Data Center Ops: AIOps
AIOps (AI for IT Operations) applies artificial intelligence and machine learning to monitoring, incident detection, and root-cause analysis in data centers. For hyperscale and AI-native facilities, the sheer volume of logs, metrics, and events makes human-driven operations unsustainable. AIOps enables predictive maintenance, anomaly detection, and automated remediation, reducing downtime and improving efficiency.
Core Functions
Function |
Description |
Value |
Event Correlation |
Aggregates logs, telemetry, alerts into unified signals |
Reduces noise and accelerates root-cause analysis |
Anomaly Detection |
ML models flag deviations in power, cooling, network traffic |
Detects failures early before service impact |
Predictive Maintenance |
Forecasts component failures (fans, disks, PSUs) |
Reduces unplanned downtime and costs |
Automated Remediation |
Closes tickets, restarts services, reroutes traffic |
Speeds recovery and reduces manual work |
Capacity Optimization |
Analyzes historical and real-time workloads |
Improves resource allocation and scaling |
How AIOps Works
- Data Ingest: Logs, metrics, events from DCIM, BMS, EPMS, IT systems.
- Correlation: AI clusters redundant alerts into actionable incidents.
- Analysis: ML models detect anomalies in telemetry (e.g., power spikes).
- Prediction: Forecasts future failures or capacity shortfalls.
- Automation: Triggers automated runbooks or orchestrates responses via APIs.
Benefits
- Scalability: Handles millions of events per day without human fatigue.
- Speed: Detects issues in seconds instead of hours.
- Cost Savings: Reduces manual incident response labor and downtime costs.

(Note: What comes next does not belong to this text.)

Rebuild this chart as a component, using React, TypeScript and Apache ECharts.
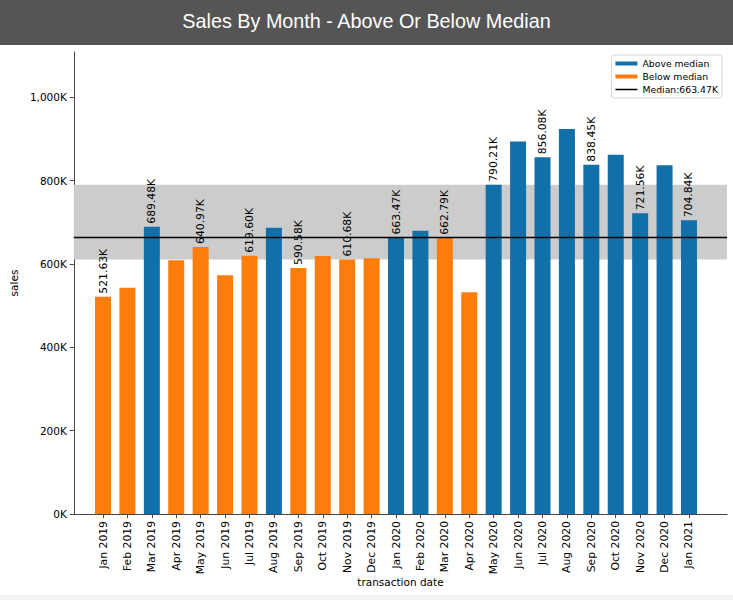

- Reliability: Improves uptime by catching failures before they cascade.
Challenges
- Data Quality: Garbage-in, garbage-out risk if telemetry is noisy or incomplete.
- Model Drift: ML models must be retrained as systems and workloads evolve.
- Integration: Must tie into existing DCIM, ITSM, and monitoring tools.
- Trust: Operators may resist automated remediation without explainability.
Key Vendors & Platforms
Vendor |
Platform |
Notes |
IBM |
Watson AIOps |
Focus on log/event correlation and automated remediation |
Splunk |
ITSI (IT Service Intelligence) |
AI-driven monitoring and analytics at scale |
Dynatrace |
Davis AI |
Strong workload observability and root-cause detection |
Moogsoft |
Moogsoft Enterprise |
Pioneer in AIOps for event correlation |
BigPanda |
Incident Intelligence |
Popular for NOC/SOC automation |
Hyperscalers |
In-house AIOps platforms |
Google, Meta, Microsoft run custom AIOps at exascale |